## SUPPLIED DATA
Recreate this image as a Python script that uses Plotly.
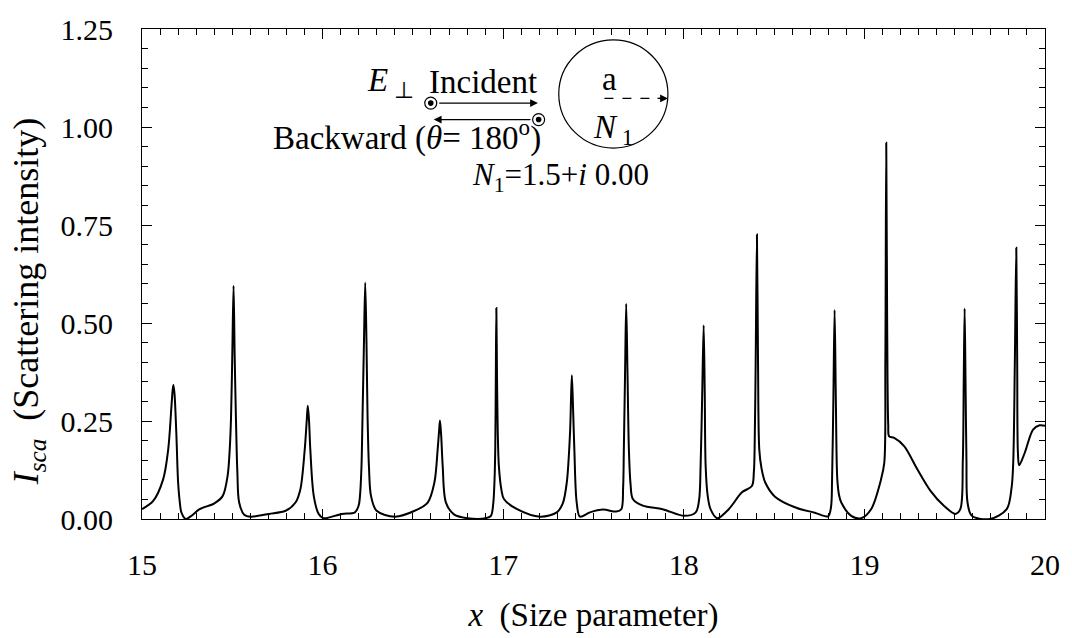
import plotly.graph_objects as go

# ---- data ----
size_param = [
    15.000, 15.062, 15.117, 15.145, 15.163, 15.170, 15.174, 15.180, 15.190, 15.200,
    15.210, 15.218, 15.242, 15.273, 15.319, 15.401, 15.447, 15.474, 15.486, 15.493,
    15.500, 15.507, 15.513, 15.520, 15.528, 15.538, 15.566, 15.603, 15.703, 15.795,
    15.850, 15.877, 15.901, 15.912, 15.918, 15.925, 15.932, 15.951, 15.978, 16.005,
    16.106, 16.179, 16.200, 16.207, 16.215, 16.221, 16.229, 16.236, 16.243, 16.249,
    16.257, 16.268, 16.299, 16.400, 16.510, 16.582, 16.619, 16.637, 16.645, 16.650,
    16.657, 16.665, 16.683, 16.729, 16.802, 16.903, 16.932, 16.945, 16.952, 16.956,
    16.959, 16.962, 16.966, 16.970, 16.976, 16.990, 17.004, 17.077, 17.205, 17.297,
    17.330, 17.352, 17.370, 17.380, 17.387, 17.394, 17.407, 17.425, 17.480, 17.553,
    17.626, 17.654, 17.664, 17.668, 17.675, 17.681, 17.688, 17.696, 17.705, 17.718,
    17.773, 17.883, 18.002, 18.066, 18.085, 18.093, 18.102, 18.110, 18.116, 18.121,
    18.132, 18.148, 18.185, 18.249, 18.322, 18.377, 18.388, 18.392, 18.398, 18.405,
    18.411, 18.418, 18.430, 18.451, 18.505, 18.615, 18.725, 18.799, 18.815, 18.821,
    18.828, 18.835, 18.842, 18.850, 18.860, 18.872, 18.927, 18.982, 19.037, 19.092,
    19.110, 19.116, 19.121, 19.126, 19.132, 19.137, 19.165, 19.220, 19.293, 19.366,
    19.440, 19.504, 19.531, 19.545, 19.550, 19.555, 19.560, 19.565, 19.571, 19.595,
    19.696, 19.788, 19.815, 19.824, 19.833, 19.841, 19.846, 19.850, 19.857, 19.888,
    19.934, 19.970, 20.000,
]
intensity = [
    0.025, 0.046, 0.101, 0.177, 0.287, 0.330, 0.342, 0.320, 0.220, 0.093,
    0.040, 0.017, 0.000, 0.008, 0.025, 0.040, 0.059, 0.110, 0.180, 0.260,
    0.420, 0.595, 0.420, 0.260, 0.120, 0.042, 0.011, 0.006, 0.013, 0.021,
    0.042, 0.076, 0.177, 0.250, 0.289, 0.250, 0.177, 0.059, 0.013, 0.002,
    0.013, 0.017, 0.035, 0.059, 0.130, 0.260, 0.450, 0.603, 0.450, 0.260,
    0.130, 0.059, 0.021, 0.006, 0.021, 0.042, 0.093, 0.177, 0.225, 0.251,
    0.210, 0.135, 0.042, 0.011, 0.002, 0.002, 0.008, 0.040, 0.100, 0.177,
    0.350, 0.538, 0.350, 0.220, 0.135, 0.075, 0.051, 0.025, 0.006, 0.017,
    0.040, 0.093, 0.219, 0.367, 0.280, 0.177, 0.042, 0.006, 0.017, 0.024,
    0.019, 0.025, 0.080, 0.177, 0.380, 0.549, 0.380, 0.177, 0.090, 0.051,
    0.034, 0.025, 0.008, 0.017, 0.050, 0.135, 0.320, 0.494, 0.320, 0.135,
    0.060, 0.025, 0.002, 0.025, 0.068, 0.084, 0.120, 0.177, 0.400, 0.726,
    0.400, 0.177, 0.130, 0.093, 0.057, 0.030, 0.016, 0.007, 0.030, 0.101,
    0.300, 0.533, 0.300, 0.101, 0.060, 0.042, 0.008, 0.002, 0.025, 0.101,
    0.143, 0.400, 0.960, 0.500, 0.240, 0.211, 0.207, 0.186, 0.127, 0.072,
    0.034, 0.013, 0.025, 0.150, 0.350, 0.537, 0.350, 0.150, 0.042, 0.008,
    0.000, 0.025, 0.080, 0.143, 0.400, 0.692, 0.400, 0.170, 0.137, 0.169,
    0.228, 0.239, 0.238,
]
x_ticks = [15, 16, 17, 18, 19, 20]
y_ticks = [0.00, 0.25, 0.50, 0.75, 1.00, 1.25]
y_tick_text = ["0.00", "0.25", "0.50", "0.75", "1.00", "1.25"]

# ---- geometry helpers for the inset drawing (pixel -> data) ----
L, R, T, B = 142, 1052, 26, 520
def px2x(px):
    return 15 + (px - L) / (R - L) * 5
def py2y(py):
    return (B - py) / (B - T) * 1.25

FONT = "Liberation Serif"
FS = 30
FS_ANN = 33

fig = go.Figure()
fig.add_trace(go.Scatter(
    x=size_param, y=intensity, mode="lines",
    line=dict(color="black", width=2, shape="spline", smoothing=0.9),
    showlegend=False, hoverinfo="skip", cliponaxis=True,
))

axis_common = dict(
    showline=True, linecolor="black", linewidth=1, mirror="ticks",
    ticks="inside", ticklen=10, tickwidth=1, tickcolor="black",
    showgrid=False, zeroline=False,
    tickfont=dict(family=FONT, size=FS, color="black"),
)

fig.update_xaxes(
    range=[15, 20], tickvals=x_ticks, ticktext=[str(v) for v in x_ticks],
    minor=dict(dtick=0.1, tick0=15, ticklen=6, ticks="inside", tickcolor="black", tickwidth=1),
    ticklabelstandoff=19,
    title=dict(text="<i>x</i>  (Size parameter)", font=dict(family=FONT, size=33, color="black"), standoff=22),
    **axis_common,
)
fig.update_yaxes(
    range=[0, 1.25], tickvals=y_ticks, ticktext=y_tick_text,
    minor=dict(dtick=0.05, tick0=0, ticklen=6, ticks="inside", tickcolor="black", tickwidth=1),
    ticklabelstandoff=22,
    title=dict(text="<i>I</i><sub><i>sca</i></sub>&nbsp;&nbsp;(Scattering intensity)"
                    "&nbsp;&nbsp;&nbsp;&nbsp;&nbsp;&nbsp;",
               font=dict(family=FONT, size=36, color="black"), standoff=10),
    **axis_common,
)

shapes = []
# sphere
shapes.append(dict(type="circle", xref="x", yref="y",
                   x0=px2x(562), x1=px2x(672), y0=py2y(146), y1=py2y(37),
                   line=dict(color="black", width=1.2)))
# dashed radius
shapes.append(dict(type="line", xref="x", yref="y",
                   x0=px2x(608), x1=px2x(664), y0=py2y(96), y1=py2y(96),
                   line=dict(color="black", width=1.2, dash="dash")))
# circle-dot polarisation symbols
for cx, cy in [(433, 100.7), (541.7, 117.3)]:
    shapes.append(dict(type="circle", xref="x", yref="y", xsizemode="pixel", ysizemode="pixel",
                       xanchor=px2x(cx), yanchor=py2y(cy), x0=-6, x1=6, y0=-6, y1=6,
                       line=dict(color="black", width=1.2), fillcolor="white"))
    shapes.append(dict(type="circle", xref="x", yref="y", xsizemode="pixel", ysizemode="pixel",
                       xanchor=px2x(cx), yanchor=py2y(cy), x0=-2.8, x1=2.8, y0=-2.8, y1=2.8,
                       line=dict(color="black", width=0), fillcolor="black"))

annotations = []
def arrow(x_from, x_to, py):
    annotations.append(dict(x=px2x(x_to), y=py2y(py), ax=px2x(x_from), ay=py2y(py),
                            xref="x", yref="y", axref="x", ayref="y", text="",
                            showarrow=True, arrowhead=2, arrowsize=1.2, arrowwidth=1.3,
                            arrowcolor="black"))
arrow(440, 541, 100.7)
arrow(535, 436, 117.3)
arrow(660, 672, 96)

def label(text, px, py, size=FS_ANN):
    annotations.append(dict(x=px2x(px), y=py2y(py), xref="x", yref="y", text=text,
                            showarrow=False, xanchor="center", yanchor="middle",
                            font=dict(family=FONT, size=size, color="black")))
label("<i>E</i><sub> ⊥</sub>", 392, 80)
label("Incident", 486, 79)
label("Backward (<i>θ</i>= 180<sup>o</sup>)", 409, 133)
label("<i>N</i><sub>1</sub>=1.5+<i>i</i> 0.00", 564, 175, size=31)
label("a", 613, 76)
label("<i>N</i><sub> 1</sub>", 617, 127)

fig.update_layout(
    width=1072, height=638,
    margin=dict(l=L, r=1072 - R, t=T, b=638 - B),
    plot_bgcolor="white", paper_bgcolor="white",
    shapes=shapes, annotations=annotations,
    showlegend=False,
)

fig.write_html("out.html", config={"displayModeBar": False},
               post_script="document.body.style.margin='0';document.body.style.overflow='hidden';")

## WHAT THE TASK REQUIRES
Return only the lines from the start of the data through the line that contains "import plotly.graph_objects as go", please, copying them exactly and omitting all pictures.

## COMPLETE ANSWER
Recreate this image as a Python script that uses Plotly.
import plotly.graph_objects as go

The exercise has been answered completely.